*EXERCISE*:
For the data below, work out how many lines include the string "this" and report only the number.

*PROVIDED MATERIAL*:
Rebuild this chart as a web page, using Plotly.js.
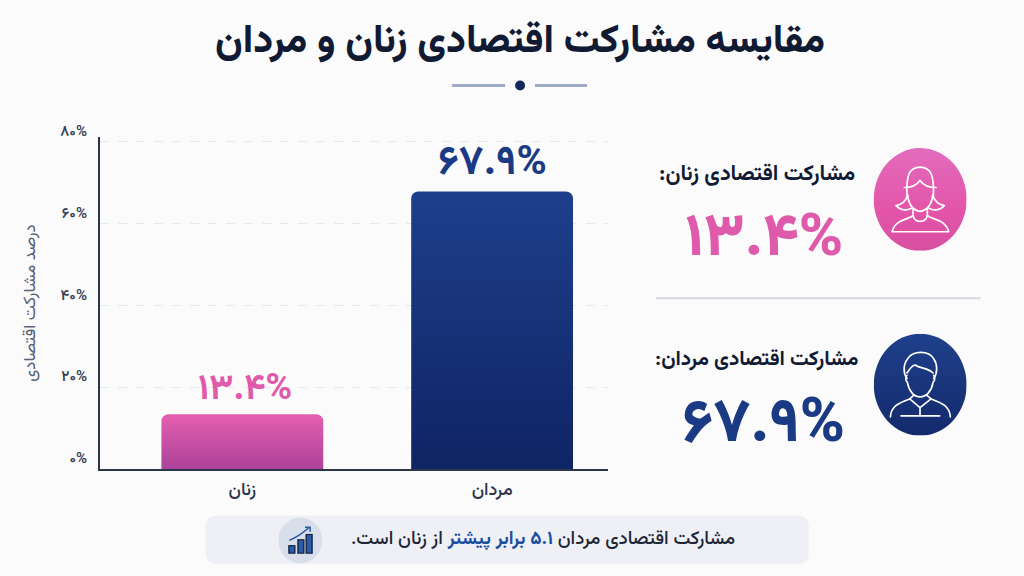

==

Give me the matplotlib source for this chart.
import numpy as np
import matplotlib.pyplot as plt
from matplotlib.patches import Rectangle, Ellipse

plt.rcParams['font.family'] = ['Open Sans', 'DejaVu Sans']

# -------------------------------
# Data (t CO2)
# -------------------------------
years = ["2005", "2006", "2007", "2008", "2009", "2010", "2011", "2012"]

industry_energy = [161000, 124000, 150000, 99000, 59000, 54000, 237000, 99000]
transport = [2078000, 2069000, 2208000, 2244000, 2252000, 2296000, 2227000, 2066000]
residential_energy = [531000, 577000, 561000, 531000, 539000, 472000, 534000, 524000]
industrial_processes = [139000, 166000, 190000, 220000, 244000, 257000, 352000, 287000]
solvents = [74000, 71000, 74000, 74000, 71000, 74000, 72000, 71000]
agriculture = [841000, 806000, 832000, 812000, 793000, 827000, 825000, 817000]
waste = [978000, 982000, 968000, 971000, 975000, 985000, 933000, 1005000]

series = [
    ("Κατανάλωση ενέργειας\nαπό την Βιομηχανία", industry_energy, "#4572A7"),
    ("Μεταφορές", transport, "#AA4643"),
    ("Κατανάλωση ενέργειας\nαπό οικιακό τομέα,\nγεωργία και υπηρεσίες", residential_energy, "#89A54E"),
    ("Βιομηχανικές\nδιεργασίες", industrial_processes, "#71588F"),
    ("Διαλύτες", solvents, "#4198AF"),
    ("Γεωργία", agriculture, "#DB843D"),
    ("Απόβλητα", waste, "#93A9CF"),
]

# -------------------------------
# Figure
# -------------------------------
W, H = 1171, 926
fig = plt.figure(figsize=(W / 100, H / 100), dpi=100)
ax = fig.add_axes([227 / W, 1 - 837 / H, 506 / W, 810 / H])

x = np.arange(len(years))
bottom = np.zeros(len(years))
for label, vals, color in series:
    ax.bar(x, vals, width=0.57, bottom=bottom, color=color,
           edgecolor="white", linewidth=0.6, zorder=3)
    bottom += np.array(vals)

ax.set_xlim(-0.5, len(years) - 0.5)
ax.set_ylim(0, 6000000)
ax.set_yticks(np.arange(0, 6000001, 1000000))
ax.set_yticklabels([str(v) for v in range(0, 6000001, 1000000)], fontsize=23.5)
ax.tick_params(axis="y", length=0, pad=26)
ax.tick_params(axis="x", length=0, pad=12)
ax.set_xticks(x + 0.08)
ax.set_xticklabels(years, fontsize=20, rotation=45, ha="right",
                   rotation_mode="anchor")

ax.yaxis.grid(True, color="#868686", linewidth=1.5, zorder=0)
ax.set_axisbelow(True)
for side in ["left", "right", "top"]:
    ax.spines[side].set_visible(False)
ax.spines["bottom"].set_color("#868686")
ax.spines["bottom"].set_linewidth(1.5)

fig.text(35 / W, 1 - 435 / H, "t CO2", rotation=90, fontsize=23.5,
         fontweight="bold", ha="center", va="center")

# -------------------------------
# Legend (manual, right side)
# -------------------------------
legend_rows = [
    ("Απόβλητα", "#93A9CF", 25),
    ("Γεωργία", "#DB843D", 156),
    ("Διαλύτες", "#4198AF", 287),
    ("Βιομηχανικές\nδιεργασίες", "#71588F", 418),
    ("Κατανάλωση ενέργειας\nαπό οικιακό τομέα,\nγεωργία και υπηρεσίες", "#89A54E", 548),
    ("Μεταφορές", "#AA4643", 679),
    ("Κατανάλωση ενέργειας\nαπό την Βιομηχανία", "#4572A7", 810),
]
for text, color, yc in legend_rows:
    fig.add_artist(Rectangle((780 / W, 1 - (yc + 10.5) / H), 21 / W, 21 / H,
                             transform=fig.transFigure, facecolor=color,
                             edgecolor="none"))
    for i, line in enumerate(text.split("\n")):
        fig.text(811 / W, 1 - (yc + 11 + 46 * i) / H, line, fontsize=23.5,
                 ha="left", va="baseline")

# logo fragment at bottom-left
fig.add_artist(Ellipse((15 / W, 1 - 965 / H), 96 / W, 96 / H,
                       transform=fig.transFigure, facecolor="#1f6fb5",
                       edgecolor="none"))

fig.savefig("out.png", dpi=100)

*OUTPUT OF THE EXERCISE*:
2